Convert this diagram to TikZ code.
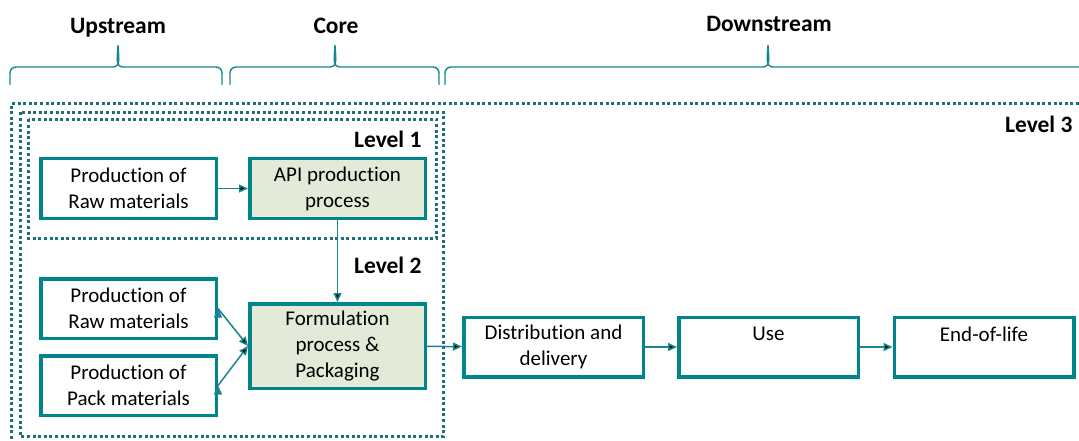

...

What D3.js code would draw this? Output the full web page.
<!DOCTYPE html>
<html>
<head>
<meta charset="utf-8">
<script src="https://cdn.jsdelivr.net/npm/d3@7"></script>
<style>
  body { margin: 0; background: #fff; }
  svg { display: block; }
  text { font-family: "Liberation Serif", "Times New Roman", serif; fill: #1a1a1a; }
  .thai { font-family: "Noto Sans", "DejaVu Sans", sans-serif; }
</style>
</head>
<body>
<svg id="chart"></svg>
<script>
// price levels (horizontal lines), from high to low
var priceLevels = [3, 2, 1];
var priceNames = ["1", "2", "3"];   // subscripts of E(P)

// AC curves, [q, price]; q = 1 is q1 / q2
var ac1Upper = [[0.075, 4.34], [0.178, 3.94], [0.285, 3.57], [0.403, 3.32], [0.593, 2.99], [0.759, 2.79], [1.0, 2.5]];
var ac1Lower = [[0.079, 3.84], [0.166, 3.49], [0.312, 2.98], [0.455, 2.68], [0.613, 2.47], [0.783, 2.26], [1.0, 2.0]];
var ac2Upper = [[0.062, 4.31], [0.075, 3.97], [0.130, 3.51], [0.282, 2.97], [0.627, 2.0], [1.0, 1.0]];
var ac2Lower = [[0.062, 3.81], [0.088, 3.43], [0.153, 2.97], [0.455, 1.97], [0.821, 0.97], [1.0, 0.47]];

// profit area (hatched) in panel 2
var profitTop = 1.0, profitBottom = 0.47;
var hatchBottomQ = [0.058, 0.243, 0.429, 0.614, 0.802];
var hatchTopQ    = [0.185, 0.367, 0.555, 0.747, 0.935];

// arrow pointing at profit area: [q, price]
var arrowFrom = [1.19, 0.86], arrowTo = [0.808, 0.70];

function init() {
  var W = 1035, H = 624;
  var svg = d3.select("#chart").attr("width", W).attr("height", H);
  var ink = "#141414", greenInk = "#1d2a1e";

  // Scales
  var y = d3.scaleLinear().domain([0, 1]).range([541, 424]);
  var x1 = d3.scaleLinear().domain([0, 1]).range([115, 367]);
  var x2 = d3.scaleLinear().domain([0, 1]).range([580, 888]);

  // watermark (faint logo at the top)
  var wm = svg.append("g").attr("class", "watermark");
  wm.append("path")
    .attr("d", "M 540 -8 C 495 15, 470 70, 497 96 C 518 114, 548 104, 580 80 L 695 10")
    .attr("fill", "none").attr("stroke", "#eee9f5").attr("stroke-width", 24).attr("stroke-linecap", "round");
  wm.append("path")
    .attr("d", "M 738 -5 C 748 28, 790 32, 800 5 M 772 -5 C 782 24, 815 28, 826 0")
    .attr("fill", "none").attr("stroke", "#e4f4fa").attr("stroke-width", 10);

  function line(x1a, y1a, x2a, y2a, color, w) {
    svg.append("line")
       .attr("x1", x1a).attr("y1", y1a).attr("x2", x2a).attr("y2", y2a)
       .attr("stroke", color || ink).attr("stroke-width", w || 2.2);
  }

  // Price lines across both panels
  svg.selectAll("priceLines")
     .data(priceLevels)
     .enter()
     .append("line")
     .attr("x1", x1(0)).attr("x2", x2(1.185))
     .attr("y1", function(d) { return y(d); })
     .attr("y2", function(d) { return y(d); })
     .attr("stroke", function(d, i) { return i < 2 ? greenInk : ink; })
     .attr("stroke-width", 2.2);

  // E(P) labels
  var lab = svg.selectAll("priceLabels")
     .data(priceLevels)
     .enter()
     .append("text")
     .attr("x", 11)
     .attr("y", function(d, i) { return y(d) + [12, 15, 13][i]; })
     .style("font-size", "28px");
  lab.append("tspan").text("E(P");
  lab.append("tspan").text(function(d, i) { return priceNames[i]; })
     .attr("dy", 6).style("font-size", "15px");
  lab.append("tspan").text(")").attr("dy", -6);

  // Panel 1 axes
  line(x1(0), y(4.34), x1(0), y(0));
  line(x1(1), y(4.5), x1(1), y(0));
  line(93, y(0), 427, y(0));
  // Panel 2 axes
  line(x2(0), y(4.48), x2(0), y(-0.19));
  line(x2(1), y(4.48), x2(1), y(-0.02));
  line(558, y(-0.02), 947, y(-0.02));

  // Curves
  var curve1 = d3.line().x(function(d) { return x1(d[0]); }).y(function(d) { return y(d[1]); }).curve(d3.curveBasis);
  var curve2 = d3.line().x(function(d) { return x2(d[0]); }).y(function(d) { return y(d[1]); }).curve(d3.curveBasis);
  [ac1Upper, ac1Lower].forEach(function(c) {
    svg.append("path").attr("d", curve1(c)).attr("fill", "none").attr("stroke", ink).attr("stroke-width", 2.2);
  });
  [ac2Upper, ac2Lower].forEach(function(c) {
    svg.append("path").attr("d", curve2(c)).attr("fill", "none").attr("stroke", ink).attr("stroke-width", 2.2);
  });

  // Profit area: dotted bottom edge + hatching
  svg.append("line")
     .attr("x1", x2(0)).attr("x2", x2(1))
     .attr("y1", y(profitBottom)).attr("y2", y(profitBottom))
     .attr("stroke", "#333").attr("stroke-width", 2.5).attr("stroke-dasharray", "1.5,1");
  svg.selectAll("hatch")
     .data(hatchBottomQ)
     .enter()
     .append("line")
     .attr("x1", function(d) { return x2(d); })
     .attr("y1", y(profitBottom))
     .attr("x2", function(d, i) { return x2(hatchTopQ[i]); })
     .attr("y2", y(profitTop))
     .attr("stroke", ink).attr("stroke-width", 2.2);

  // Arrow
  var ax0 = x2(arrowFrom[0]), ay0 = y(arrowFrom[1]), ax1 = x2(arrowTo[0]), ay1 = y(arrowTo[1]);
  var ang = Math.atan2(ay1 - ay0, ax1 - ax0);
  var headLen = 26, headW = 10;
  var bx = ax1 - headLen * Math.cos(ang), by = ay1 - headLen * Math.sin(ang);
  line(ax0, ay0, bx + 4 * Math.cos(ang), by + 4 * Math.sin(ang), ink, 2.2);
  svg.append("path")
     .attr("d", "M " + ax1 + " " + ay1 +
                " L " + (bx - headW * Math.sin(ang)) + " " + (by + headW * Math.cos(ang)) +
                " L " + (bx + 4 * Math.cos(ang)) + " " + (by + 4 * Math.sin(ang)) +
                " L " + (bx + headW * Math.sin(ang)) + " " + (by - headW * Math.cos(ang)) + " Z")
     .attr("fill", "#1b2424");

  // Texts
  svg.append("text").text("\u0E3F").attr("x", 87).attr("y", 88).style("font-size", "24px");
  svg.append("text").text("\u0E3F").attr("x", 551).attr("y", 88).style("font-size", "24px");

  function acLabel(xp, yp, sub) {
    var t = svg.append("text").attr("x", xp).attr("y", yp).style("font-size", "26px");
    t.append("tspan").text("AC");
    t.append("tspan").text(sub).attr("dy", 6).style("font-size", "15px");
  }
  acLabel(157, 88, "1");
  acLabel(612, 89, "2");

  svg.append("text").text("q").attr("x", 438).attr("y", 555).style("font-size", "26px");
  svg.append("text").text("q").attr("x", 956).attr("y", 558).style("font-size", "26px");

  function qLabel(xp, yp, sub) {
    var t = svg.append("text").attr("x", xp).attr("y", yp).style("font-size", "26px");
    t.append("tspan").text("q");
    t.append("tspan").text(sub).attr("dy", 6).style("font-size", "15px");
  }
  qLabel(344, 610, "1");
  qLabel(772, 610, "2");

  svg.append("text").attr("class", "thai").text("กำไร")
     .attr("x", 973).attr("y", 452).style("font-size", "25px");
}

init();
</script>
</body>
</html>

* * *

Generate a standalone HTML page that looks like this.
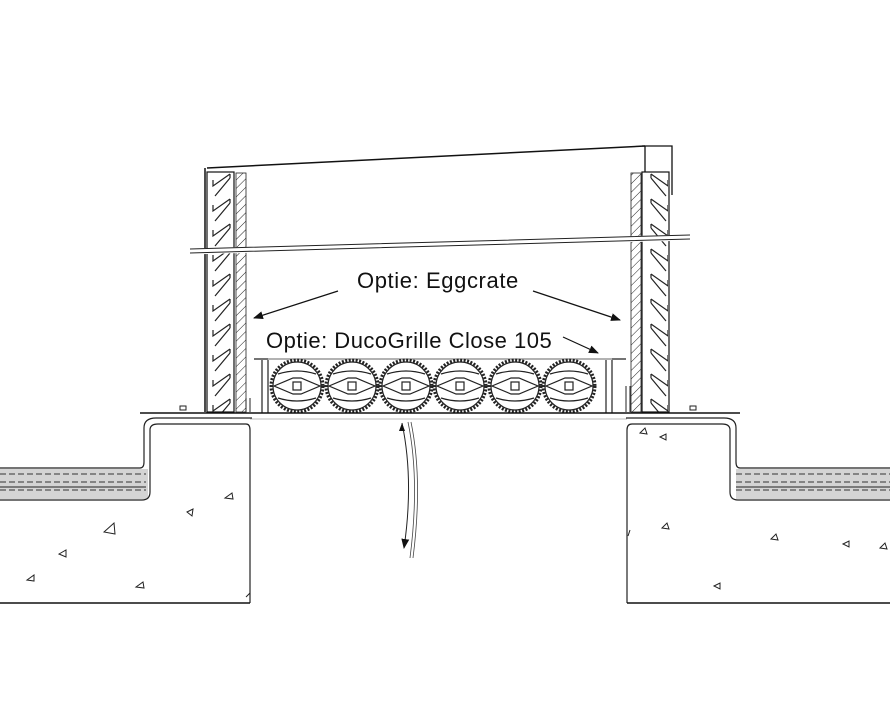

**Given problem**
State how many lines of the records above contain the word "page", giving only that number.

**Correct response**
2